__Task objective__. Set down the data below from its first line to the line holding "const ref = useRef<SVGSVGElement>(null);", inclusive; omit all pictures.

__Working data__.
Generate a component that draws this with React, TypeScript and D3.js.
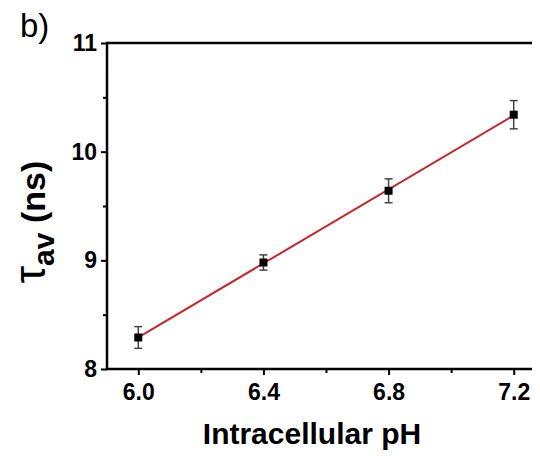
import React, { useEffect, useRef } from "react";
import * as d3 from "d3";

const ph = [6.0, 6.4, 6.8, 7.2];
const tau = [8.29, 8.98, 9.64, 10.34];
const tauErr = [0.1, 0.07, 0.11, 0.13];
const xTicks = [6.0, 6.4, 6.8, 7.2];
const yTicks = [8, 9, 10, 11];

const App = () => {
  const ref = useRef<SVGSVGElement>(null);

  useEffect(() => {
    const width = 540;
    const height = 456;
    const margin = { top: 43, right: -5, bottom: 87, left: 107 };

    const x = d3.scaleLinear().domain([5.9, 7.3]).range([margin.left, width - margin.right]);
    const y = d3.scaleLinear().domain([8, 11]).range([height - margin.bottom, margin.top]);

    const svg = d3.select(ref.current);
    svg.selectAll("*").remove();
    svg.attr("width", width).attr("height", height);

    const font = "'Liberation Sans', Arial, sans-serif";

    // bottom axis
    svg
      .append("g")
      .attr("transform", `translate(0, ${y(8)})`)
      .call(d3.axisBottom(x).tickValues(xTicks).tickFormat(d3.format(".1f")).tickSize(6).tickPadding(9))
      .call((g) => g.select(".domain").remove())
      .call((g) => g.selectAll("line").attr("stroke-width", 2))
      .call((g) =>
        g.selectAll("text").attr("font-family", font).attr("font-weight", "bold").attr("font-size", 23).attr("fill", "#000")
      );
    // minor x ticks
    svg
      .append("g")
      .attr("transform", `translate(0, ${y(8)})`)
      .call(d3.axisBottom(x).tickValues([6.2, 6.6, 7.0]).tickSize(4).tickFormat(() => ""))
      .call((g) => g.select(".domain").remove())
      .call((g) => g.selectAll("line").attr("stroke-width", 2));

    // left axis
    svg
      .append("g")
      .attr("transform", `translate(${x(5.9)}, 0)`)
      .call(d3.axisLeft(y).tickValues(yTicks).tickFormat(d3.format("d")).tickSize(6).tickPadding(4))
      .call((g) => g.select(".domain").remove())
      .call((g) => g.selectAll("line").attr("stroke-width", 2))
      .call((g) =>
        g.selectAll("text").attr("font-family", font).attr("font-weight", "bold").attr("font-size", 23).attr("fill", "#000")
      );
    svg
      .append("g")
      .attr("transform", `translate(${x(5.9)}, 0)`)
      .call(d3.axisLeft(y).tickValues([8.5, 9.5, 10.5]).tickSize(4).tickFormat(() => ""))
      .call((g) => g.select(".domain").remove())
      .call((g) => g.selectAll("line").attr("stroke-width", 2));

    // frame
    svg
      .append("rect")
      .attr("x", x(5.9))
      .attr("y", y(11))
      .attr("width", x(7.3) - x(5.9))
      .attr("height", y(8) - y(11))
      .attr("fill", "none")
      .attr("stroke", "#000")
      .attr("stroke-width", 2.5);

    // linear fit
    const mx = d3.mean(ph)!;
    const my = d3.mean(tau)!;
    const slope =
      d3.sum(ph, (p, i) => (p - mx) * (tau[i] - my)) / d3.sum(ph, (p) => (p - mx) * (p - mx));
    const fit = (p: number) => my + slope * (p - mx);
    const x0 = d3.min(ph)!;
    const x1 = d3.max(ph)!;
    svg
      .append("path")
      .attr("d", d3.line()([[x(x0), y(fit(x0))], [x(x1), y(fit(x1))]]))
      .attr("stroke", "#c8262c")
      .attr("stroke-width", 2)
      .attr("fill", "none");

    // error bars
    const data = ph.map((p, i) => ({ p, t: tau[i], e: tauErr[i] }));
    const eb = svg.append("g").attr("stroke", "#444").attr("stroke-width", 1.5);
    eb.selectAll("line.v")
      .data(data)
      .join("line")
      .attr("x1", (d) => x(d.p))
      .attr("x2", (d) => x(d.p))
      .attr("y1", (d) => y(d.t - d.e))
      .attr("y2", (d) => y(d.t + d.e));
    eb.selectAll("line.top")
      .data(data)
      .join("line")
      .attr("class", "top")
      .attr("x1", (d) => x(d.p) - 4)
      .attr("x2", (d) => x(d.p) + 4)
      .attr("y1", (d) => y(d.t + d.e))
      .attr("y2", (d) => y(d.t + d.e));
    eb.selectAll("line.bot")
      .data(data)
      .join("line")
      .attr("class", "bot")
      .attr("x1", (d) => x(d.p) - 4)
      .attr("x2", (d) => x(d.p) + 4)
      .attr("y1", (d) => y(d.t - d.e))
      .attr("y2", (d) => y(d.t - d.e));

    // markers
    svg
      .append("g")
      .selectAll("rect")
      .data(data)
      .join("rect")
      .attr("x", (d) => x(d.p) - 4)
      .attr("y", (d) => y(d.t) - 4)
      .attr("width", 8)
      .attr("height", 8)
      .attr("fill", "#000");

    // x label
    svg
      .append("text")
      .attr("x", 312)
      .attr("y", 444)
      .attr("text-anchor", "middle")
      .attr("font-family", font)
      .attr("font-weight", "bold")
      .attr("font-size", 30)
      .text("Intracellular pH");

    // y label
    const yl = svg
      .append("text")
      .attr("transform", "translate(45, 222) rotate(-90)")
      .attr("text-anchor", "middle")
      .attr("font-family", font)
      .attr("font-weight", "bold")
      .attr("font-size", 34);
    yl.append("tspan").attr("font-weight", "normal").attr("font-size", 44).text("τ");
    yl.append("tspan").attr("dy", 9).attr("font-size", 30).text("av");
    yl.append("tspan").attr("dy", -9).text(" (ns)");

    // panel label
    svg
      .append("text")
      .attr("x", 20)
      .attr("y", 37)
      .attr("font-family", font)
      .attr("font-size", 33)
      .text("b)");
  }, []);

  return (
    <div style={{ margin: -8 }}>
      <svg ref={ref}></svg>
    </div>
  );
};

export default App;
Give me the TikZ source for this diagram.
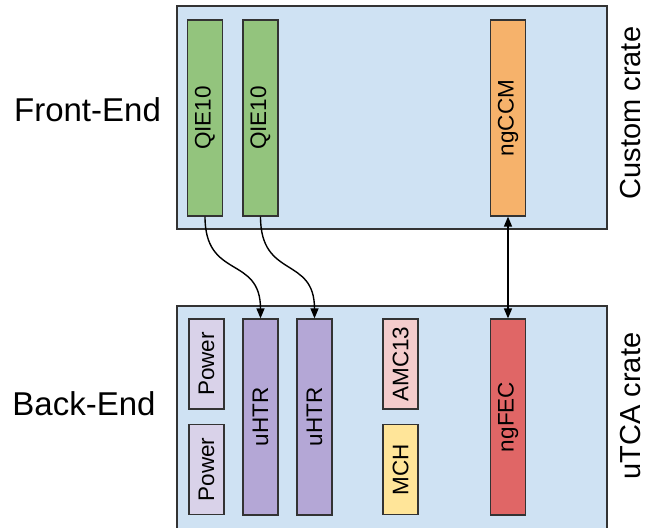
\documentclass[tikz,border=0pt]{standalone}
\usepackage{fontspec}
\setmainfont{Liberation Sans}
\usetikzlibrary{arrows.meta}
\definecolor{crateblue}{HTML}{CFE2F3}
\definecolor{qiegreen}{HTML}{93C47D}
\definecolor{ccmorange}{HTML}{F6B26B}
\definecolor{htrpurple}{HTML}{B4A7D6}
\definecolor{powlilac}{HTML}{D9D2E9}
\definecolor{amcpink}{HTML}{F4CCCC}
\definecolor{mchyellow}{HTML}{FFE599}
\definecolor{fecred}{HTML}{E06666}
\definecolor{edge}{HTML}{333333}
\tikzset{
  crate/.style={fill=crateblue, draw=edge, line width=1.3pt},
  card/.style={draw=edge, line width=1.2pt, rotate=90, minimum width=196pt, minimum height=35pt, inner sep=0pt, font=\fontsize{22.5}{26}\selectfont},
  halfcard/.style={card, minimum width=90pt},
  sidelabel/.style={font=\fontsize{33}{38}\selectfont, anchor=base, inner sep=0pt},
  cratelabel/.style={font=\fontsize{29}{34}\selectfont, anchor=base, rotate=90, inner sep=0pt},
  link/.style={line width=1.4pt, black, -{Triangle[length=10pt,width=8pt]}},
}
\begin{document}
\begin{tikzpicture}[x=1pt,y=-1pt]
\useasboundingbox (0,0) rectangle (647,527);
\clip (0,0) rectangle (647,527);
\fill[white] (0,0) rectangle (647,527);
% crates
\draw[crate] (177,6) rectangle (607,229);
\draw[crate] (177,306) rectangle (607,545);
% front-end cards
\node[card, fill=qiegreen] (q1) at (205,118) {QIE10};
\node[card, fill=qiegreen] (q2) at (260.5,118) {QIE10};
\node[card, fill=ccmorange] (ccm) at (508,118) {ngCCM};
% back-end cards
\node[halfcard, fill=powlilac] (p1) at (206.5,364) {Power};
\node[halfcard, fill=powlilac] (p2) at (206.5,469.5) {Power};
\node[card, fill=htrpurple] (u1) at (260.5,417) {uHTR};
\node[card, fill=htrpurple] (u2) at (314.5,417) {uHTR};
\node[halfcard, fill=amcpink] (amc) at (400.5,364) {AMC13};
\node[halfcard, fill=mchyellow] (mch) at (400.5,469.5) {MCH};
\node[card, fill=fecred] (fec) at (508,417) {ngFEC};
% labels
\node[sidelabel] (fe) at (87.5,121) {Front-End};
\node[sidelabel] (be) at (84,415) {Back-End};
\node[cratelabel] (cc) at (640,113) {Custom crate};
\node[cratelabel] (uc) at (640,406) {uTCA crate};
% connectors
\draw[link] (q1.west) to[out=-90,in=90,looseness=1.4] (u1.east);
\draw[link] (q2.west) to[out=-90,in=90,looseness=1.4] (u2.east);
\draw[link, {Triangle[length=10pt,width=8pt]}-{Triangle[length=10pt,width=8pt]}] (ccm.west) -- (fec.east);
\end{tikzpicture}
\end{document}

__Solution below__.
Generate a component that draws this with React, TypeScript and D3.js.
import React, { useEffect, useRef } from "react";
import * as d3 from "d3";

const ph = [6.0, 6.4, 6.8, 7.2];
const tau = [8.29, 8.98, 9.64, 10.34];
const tauErr = [0.1, 0.07, 0.11, 0.13];
const xTicks = [6.0, 6.4, 6.8, 7.2];
const yTicks = [8, 9, 10, 11];

const App = () => {
  const ref = useRef<SVGSVGElement>(null);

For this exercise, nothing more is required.